The Associated Press – GAINESVILLE, Ga.

The solemn silence blanketing the crowd of elderly women in antebellum outfits and the grizzled Confederate re-enactors was snapped by a sound once unfamiliar during the annual Civil War memorial.

In the back pews of the modest chapel, 15-month-old Ellie Wingate began to babble, causing more than a few folks gathered to commemorate Confederate Memorial Day to glance back at the spectacle.

Only, they seemed more ecstatic than upset.

"My God, we’ve got babies," crowed Meta Cronia, the 75-year-old past president of the United Daughters of the Confederacy’s Gainesville chapter. "We’re tickled!"

Indeed, the chapter, which had long been as gray as the Confederate uniforms, is steadily getting younger.

Last year, president Jeanne Parker gushes, the chapter celebrated two baby showers _ the first in modern history. And so far this year, the group has landed a high school student and has a few more 30-somethings in its membership.

"We have a nice presence around the community," Parker said. "People see us and they want to take part."

Esther Cope, the group’s national president, said the 20,000-member organization has seen a similar bump in younger members.

Part of it she can link to a subsidiary group called the Children of the Confederacy that serves as a pipeline of sorts. Teens from across the South serve on the children group’s council and are encouraged to join the national group when they turn 18.

Chapters are trying to become more accomodating to younger members as well, scheduling meetings at night and on weekends instead of during the work day. However, Cope said the youth movement can also be traced to a broader cultural shift.

"People across America are learning of their heritage and treasuring it. They want to be a part of the history that has been handed down to them," she said. "It’s like a cycle. In the ’60s it wasn’t as popular to learn about your genealogy. And now it’s growing. And they’re honoring their ancestors by joining these organizations. And we’re seeing an upswing as a result."

Sons of Confederate Veterans, which also requires that potential members prove an ancestor fought for the Confederate cause in the Civil War, have recharged their efforts to reach out to young members as well.

Denne Sweeney, the national group’s commander in chief, said it has assembled a team to develop a "youth enhancement program" aimed at attracting younger members and is sending recruiters to a new set of events.

"We’re trying to go to more things like music festivals as opposed to nothing but gun shows and re-enactments," he said. "We’re trying to go to venues that have a younger crowd."

He said they’re just starting to go out, but that the reaction was positive.

Speakers also have been deployed to chapter meetings to urge members to sign up their children and grandchildren.

"There were some things that were not surrendered at Appomattox. We did not surrender our rights to teach history," said Calvin Johnson, a historian for the Georgia chapter of the Sons of Confederate Veterans. "And hopefully, we won’t forget to teach our young ones the truth of what happened between 1861 and 1865."
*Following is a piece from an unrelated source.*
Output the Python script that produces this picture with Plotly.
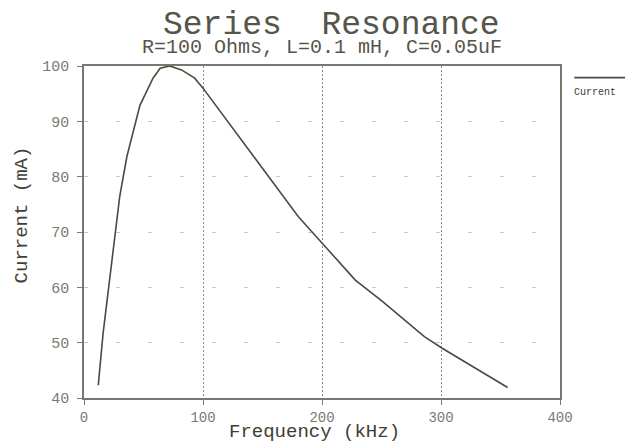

That truth, the group’s members contend, is that they fought for the rights of Southern principles, of heritage and culture, not for racist movements or slavery.

The Columbia, Tenn.-based organization SCV doesn’t keep detailed information on ages, but Sweeney estimates that the average age of members has plunged by from the mid-50s to early 40s over the last decade.

The United Daughters of the Confederacy also does not collect data detailing members’ ages, but points to anecdotal evidence.

Jessi Williams, a cheery 17-year-old, joined Parker’s Gainesville chapter after years of listening to her grandfather tell Civil War stories. She spent her high school spring break in Gettysburg, Penn., with her mother, Jan, to pay respects to ancestors who battled there.

"I feel very awkward because I’m the youngest one here, but I’m very proud of my heritage," she said after a meeting.

Ditto for Julie Wingate, little Ellie’s 34-year-old mother, who joined the chapter two years ago after proving that an ancestor battled for the South. All four of her grandparents had relatives that fought.

"I’m very proud of my family and heritage and I’m very proud to continue it," Wingate said. "I want Ellie to know how important our heritage is."

Her infant is already getting a crash course in the group’s traditions, holding off her tears through two earthshaking volleys of musket fires at the recent somber memorial ceremony.

"See her little pantaloons?" Cronia asked, pointing at Ellie’s kicking legs. "She’s going to be a good little Southern Belle."